_Exercise directions_
Here is the task for the listing below: output exactly the lines from the one containing "Recreate this image as a Python" through the one containing "from matplotlib.lines import Line2D", and leave out the pictures.

[Items from a dataset]
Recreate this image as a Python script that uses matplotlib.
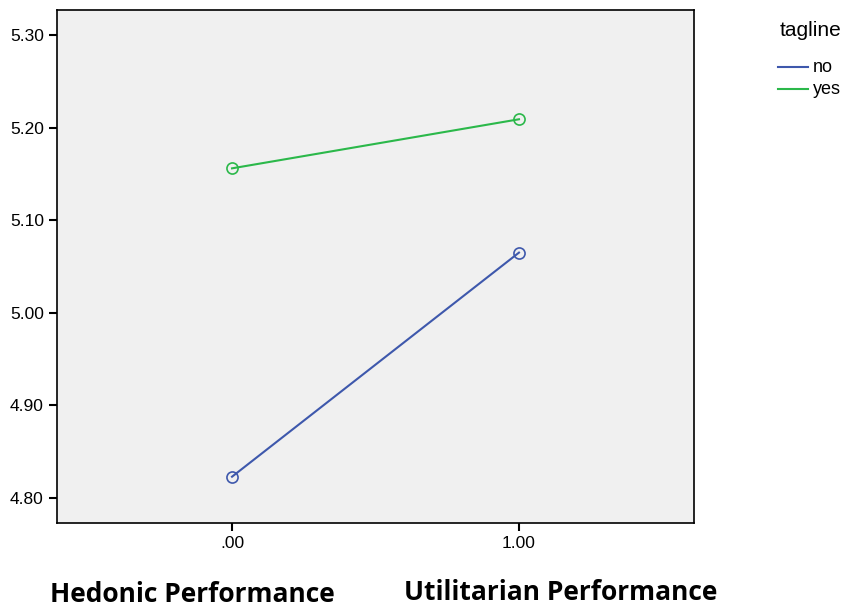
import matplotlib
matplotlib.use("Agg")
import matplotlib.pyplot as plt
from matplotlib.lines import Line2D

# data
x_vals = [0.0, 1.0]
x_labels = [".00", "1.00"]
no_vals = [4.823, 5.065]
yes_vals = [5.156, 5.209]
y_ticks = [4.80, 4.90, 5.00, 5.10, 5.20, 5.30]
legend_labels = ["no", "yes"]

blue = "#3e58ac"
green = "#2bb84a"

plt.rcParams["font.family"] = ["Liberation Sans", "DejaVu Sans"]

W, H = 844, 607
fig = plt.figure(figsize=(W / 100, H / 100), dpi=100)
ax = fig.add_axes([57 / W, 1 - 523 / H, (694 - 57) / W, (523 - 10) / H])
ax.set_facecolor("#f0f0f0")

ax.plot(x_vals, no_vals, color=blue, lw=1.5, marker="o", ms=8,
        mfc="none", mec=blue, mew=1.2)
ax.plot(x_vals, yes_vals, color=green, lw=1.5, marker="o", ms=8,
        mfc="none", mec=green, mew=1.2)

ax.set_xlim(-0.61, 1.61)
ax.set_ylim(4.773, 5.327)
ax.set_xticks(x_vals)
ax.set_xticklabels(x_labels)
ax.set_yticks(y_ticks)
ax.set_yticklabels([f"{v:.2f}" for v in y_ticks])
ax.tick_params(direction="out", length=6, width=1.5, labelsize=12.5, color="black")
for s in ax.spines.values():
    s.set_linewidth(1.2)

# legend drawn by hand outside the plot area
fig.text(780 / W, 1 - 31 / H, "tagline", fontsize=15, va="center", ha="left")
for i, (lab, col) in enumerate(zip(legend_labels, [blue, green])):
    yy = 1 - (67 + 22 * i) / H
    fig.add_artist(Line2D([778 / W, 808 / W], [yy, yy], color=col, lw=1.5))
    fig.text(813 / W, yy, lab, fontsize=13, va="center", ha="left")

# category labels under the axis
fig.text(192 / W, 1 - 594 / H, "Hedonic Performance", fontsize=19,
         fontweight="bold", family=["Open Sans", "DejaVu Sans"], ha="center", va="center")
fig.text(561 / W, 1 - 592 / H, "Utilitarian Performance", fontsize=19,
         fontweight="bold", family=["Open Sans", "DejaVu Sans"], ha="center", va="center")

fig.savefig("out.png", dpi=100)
...
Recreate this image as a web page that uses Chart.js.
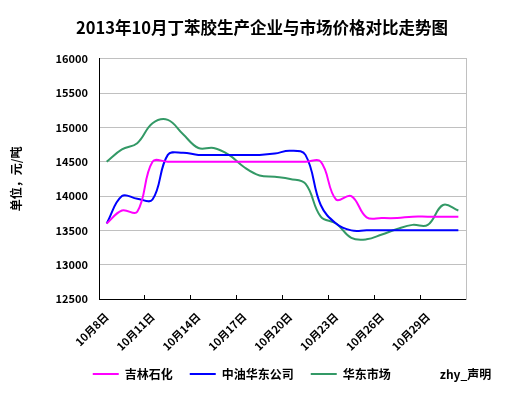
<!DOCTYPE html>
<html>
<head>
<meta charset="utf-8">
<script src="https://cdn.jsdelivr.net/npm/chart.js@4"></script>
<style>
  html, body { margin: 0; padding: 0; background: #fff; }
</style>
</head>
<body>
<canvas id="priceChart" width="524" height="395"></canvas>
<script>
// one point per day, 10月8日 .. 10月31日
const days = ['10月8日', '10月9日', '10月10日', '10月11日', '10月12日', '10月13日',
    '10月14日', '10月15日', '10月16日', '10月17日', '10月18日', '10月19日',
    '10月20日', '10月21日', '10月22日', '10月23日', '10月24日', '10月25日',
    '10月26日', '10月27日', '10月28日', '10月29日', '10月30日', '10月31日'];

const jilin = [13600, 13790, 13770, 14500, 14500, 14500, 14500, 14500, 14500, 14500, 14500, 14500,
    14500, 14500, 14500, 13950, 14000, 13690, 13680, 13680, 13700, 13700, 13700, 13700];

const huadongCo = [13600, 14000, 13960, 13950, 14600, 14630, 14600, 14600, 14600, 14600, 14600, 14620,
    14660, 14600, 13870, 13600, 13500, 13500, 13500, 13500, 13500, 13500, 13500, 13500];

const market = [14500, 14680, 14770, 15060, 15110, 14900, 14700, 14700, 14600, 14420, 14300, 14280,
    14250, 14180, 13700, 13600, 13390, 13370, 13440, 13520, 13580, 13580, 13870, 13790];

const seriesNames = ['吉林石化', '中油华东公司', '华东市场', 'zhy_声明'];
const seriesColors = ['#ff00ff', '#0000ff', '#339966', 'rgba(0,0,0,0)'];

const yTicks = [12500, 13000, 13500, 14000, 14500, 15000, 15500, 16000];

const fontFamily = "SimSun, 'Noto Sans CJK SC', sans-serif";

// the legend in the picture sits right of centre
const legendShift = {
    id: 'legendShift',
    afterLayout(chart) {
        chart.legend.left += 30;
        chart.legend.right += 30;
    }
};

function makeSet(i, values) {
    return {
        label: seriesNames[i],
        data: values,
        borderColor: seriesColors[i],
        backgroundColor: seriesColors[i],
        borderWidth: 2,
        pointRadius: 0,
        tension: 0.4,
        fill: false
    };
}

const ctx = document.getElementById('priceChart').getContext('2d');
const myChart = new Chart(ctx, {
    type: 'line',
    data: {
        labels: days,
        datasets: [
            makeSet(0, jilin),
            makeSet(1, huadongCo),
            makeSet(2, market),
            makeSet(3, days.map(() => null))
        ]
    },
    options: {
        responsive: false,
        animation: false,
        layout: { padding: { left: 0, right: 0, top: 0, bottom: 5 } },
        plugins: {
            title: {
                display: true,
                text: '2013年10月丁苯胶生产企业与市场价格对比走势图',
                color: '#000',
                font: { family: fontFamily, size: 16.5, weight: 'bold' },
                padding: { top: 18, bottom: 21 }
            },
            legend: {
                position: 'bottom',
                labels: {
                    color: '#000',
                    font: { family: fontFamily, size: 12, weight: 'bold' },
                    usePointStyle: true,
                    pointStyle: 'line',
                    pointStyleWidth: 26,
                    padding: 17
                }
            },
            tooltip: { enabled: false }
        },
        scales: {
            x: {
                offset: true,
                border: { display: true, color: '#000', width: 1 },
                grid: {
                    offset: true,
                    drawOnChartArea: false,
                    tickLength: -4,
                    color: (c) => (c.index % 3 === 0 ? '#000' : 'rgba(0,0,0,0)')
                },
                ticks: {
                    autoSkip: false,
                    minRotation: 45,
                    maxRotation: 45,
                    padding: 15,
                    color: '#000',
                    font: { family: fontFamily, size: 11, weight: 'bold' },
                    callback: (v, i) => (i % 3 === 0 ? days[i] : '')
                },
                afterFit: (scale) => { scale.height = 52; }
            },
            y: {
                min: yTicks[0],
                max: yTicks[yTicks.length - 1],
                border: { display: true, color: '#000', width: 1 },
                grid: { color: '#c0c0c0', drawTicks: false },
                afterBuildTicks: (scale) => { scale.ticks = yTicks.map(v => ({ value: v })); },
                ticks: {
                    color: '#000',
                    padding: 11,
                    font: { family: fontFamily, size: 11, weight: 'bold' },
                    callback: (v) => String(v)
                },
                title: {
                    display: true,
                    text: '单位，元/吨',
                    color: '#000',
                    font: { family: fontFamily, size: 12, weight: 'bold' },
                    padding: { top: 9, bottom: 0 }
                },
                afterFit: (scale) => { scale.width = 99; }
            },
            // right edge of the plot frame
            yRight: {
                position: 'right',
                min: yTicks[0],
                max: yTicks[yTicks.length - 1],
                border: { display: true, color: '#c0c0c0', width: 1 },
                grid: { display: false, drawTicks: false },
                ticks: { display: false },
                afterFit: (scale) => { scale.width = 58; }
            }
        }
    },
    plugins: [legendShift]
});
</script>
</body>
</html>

_Task response_
Recreate this image as a Python script that uses matplotlib.
import matplotlib
matplotlib.use("Agg")
import matplotlib.pyplot as plt
from matplotlib.lines import Line2D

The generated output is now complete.